Data shown:

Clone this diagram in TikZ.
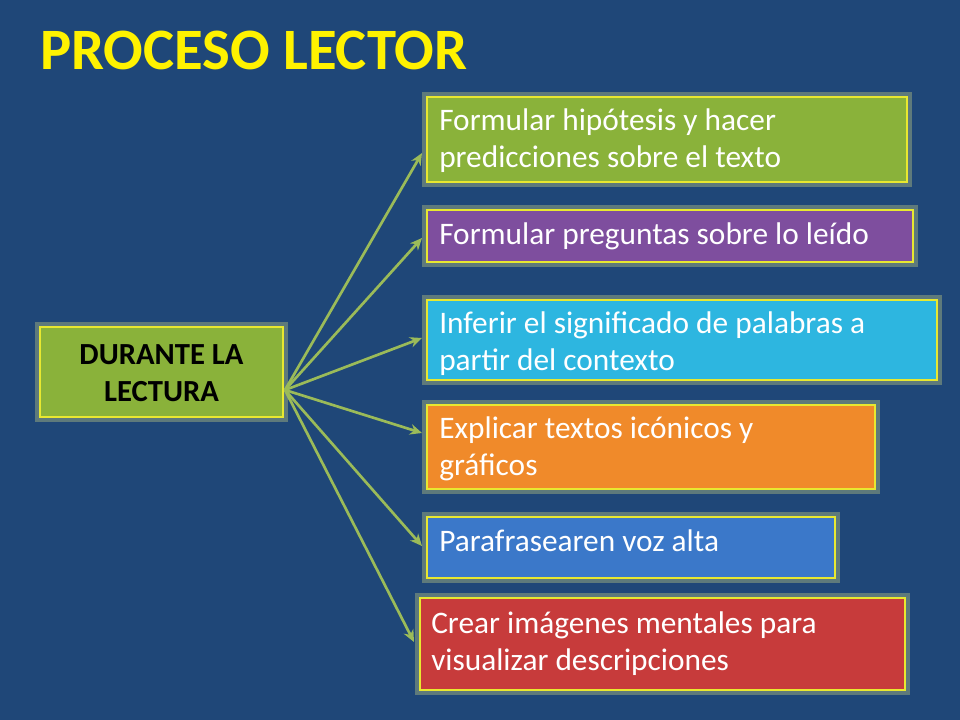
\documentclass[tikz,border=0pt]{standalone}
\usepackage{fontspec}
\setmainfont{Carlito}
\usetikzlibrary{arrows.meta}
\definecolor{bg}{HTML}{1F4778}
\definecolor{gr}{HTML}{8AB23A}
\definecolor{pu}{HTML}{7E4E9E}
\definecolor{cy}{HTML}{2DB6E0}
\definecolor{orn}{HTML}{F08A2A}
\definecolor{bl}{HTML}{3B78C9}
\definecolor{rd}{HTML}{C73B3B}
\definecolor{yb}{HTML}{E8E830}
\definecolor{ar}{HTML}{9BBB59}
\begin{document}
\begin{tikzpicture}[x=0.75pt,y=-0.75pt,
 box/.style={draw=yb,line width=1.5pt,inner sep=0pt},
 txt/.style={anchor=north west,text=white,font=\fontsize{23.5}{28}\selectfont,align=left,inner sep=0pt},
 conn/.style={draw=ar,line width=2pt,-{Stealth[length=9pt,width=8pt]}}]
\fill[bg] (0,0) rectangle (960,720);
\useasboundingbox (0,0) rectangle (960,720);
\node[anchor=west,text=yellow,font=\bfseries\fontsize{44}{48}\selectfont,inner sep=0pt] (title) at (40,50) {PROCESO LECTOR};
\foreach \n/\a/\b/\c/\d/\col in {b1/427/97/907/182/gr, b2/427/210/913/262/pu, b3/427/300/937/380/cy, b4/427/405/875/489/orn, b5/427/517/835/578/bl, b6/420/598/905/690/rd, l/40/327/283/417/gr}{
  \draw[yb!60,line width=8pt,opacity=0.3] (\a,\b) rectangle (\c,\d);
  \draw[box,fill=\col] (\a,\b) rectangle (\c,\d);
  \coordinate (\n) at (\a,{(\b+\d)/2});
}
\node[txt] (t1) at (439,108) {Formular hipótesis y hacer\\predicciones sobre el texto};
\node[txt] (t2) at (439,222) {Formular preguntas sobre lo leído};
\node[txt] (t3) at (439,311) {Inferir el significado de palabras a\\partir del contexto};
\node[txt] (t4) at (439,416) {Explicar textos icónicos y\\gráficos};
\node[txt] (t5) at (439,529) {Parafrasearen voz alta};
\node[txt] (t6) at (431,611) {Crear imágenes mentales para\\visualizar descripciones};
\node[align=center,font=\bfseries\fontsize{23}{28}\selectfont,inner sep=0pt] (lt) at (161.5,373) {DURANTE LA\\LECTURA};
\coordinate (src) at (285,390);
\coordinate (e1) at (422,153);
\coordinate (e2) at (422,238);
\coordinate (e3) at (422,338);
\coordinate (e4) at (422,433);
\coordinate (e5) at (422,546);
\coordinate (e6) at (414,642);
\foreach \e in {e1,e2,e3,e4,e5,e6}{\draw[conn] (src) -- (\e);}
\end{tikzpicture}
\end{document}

Task statement: Produce an exact copy of each line of data, skipping embedded images.

Output:
Clone this diagram in TikZ.
\documentclass[tikz,border=0pt]{standalone}
\usepackage{fontspec}
\setmainfont{Carlito}
\usetikzlibrary{arrows.meta}
\definecolor{bg}{HTML}{1F4778}
\definecolor{gr}{HTML}{8AB23A}
\definecolor{pu}{HTML}{7E4E9E}
\definecolor{cy}{HTML}{2DB6E0}
\definecolor{orn}{HTML}{F08A2A}
\definecolor{bl}{HTML}{3B78C9}
\definecolor{rd}{HTML}{C73B3B}
\definecolor{yb}{HTML}{E8E830}
\definecolor{ar}{HTML}{9BBB59}
\begin{document}
\begin{tikzpicture}[x=0.75pt,y=-0.75pt,
 box/.style={draw=yb,line width=1.5pt,inner sep=0pt},
 txt/.style={anchor=north west,text=white,font=\fontsize{23.5}{28}\selectfont,align=left,inner sep=0pt},
 conn/.style={draw=ar,line width=2pt,-{Stealth[length=9pt,width=8pt]}}]
\fill[bg] (0,0) rectangle (960,720);
\useasboundingbox (0,0) rectangle (960,720);
\node[anchor=west,text=yellow,font=\bfseries\fontsize{44}{48}\selectfont,inner sep=0pt] (title) at (40,50) {PROCESO LECTOR};
\foreach \n/\a/\b/\c/\d/\col in {b1/427/97/907/182/gr, b2/427/210/913/262/pu, b3/427/300/937/380/cy, b4/427/405/875/489/orn, b5/427/517/835/578/bl, b6/420/598/905/690/rd, l/40/327/283/417/gr}{
  \draw[yb!60,line width=8pt,opacity=0.3] (\a,\b) rectangle (\c,\d);
  \draw[box,fill=\col] (\a,\b) rectangle (\c,\d);
  \coordinate (\n) at (\a,{(\b+\d)/2});
}
\node[txt] (t1) at (439,108) {Formular hipótesis y hacer\\predicciones sobre el texto};
\node[txt] (t2) at (439,222) {Formular preguntas sobre lo leído};
\node[txt] (t3) at (439,311) {Inferir el significado de palabras a\\partir del contexto};
\node[txt] (t4) at (439,416) {Explicar textos icónicos y\\gráficos};
\node[txt] (t5) at (439,529) {Parafrasearen voz alta};
\node[txt] (t6) at (431,611) {Crear imágenes mentales para\\visualizar descripciones};
\node[align=center,font=\bfseries\fontsize{23}{28}\selectfont,inner sep=0pt] (lt) at (161.5,373) {DURANTE LA\\LECTURA};
\coordinate (src) at (285,390);
\coordinate (e1) at (422,153);
\coordinate (e2) at (422,238);
\coordinate (e3) at (422,338);
\coordinate (e4) at (422,433);
\coordinate (e5) at (422,546);
\coordinate (e6) at (414,642);
\foreach \e in {e1,e2,e3,e4,e5,e6}{\draw[conn] (src) -- (\e);}
\end{tikzpicture}
\end{document}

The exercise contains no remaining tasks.